Hi everybody,
I have a 4-nodes nutch+hadoop+solr stack that indexes a bunch of external
websites of, say, house sale ads.
Everything worked fine until i used only the default Nutch IndexingFilter but
then I needed some customization to enhance the search results quality.
So I developed a set of plugins (one for each site I need to index) that add
some custom field to the index (say house price, location, name of the seller
and so on) and extract those specific data from the html of the parsed page.
Again, everything has run smoothly until the structure of the parsed pages
stood unchanged. Unfortunately some of the sites that I want to index have
recently undergone restyling and troubles started for me: now all the crawling,
fetching, merging etc seems to complete without errors but when Nutch invokes
LinkDb (just before solrindexer) to prepare data to be put into Solr database
it returns a lot of EOFException, the indexing job fails and no document is
added to Solr even if just one of the plugins fails.
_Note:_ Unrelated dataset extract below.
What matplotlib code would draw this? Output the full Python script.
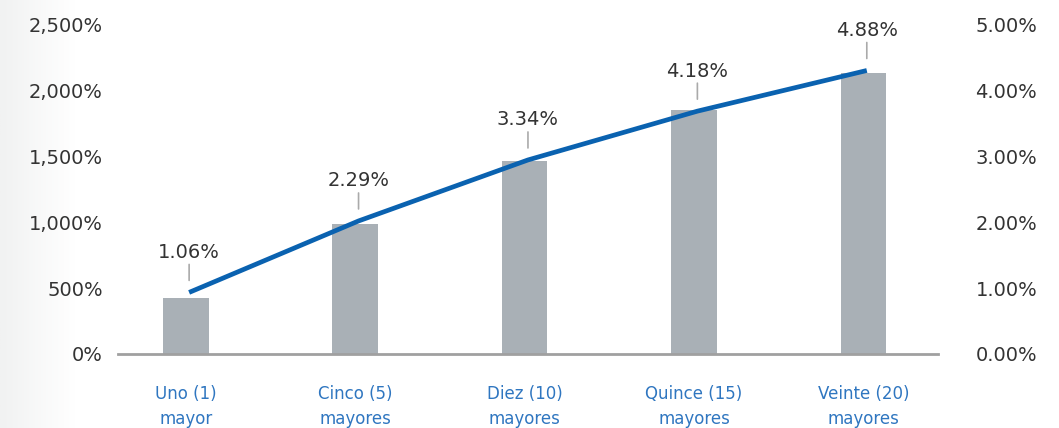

My questions are: where could the problem be and how can I avoid the complete
failure of the indexing job? The plugin that parses the modified site should
manage to fail "cleanly" without affecting the whole process.
This is the code of the indexing part of the plugin:
package it.company.searchengine.nutch.plugin.indexer.html.company;
import it.company.searchengine.nutch.plugin.parser.html.company.SiteURL1Parser;
import org.apache.hadoop.conf.Configuration;
import org.apache.hadoop.io.Text;
import org.apache.log4j.Logger;
import org.apache.nutch.crawl.CrawlDatum;
import org.apache.nutch.crawl.Inlinks;
import org.apache.nutch.indexer.IndexingException;
import org.apache.nutch.indexer.IndexingFilter;
import org.apache.nutch.indexer.NutchDocument;
import org.apache.nutch.indexer.lucene.LuceneWriter;
import org.apache.nutch.indexer.lucene.LuceneWriter.INDEX;
import org.apache.nutch.indexer.lucene.LuceneWriter.STORE;
import org.apache.nutch.parse.Parse;
public class SiteURL1Indexer implements IndexingFilter {
private static final Logger LOGGER =
Logger.getLogger(SiteURL1Indexer.class);
public static final String POSITION_KEY = "position";
public static final String LOCATION_KEY = "location";
public static final String COMPANY_KEY = "company";
public static final String DESCRIPTION_KEY = "description";
private Configuration conf;
public void addIndexBackendOptions(Configuration conf) {
LuceneWriter.addFieldOptions(POSITION_KEY, STORE.YES, INDEX.TOKENIZED,
conf);
LuceneWriter.addFieldOptions(LOCATION_KEY, STORE.YES, INDEX.TOKENIZED,
conf);
LuceneWriter.addFieldOptions(COMPANY_KEY, STORE.YES, INDEX.TOKENIZED,
conf);
LuceneWriter.addFieldOptions(DESCRIPTION_KEY, STORE.YES,
INDEX.TOKENIZED, conf);
}
public NutchDocument filter(NutchDocument doc, Parse parse, Text url,
CrawlDatum datum, Inlinks inlinks) throws IndexingException {
String position = null;
String where = null;
String company = null;
String description = null;
position = parse.getData().getParseMeta().get(POSITION_KEY);
where = parse.getData().getParseMeta().get(LOCATION_KEY);
company = parse.getData().getParseMeta().get(COMPANY_KEY);
description = parse.getData().getParseMeta().get(DESCRIPTION_KEY);
if (SiteURL1Parser.validateField(position)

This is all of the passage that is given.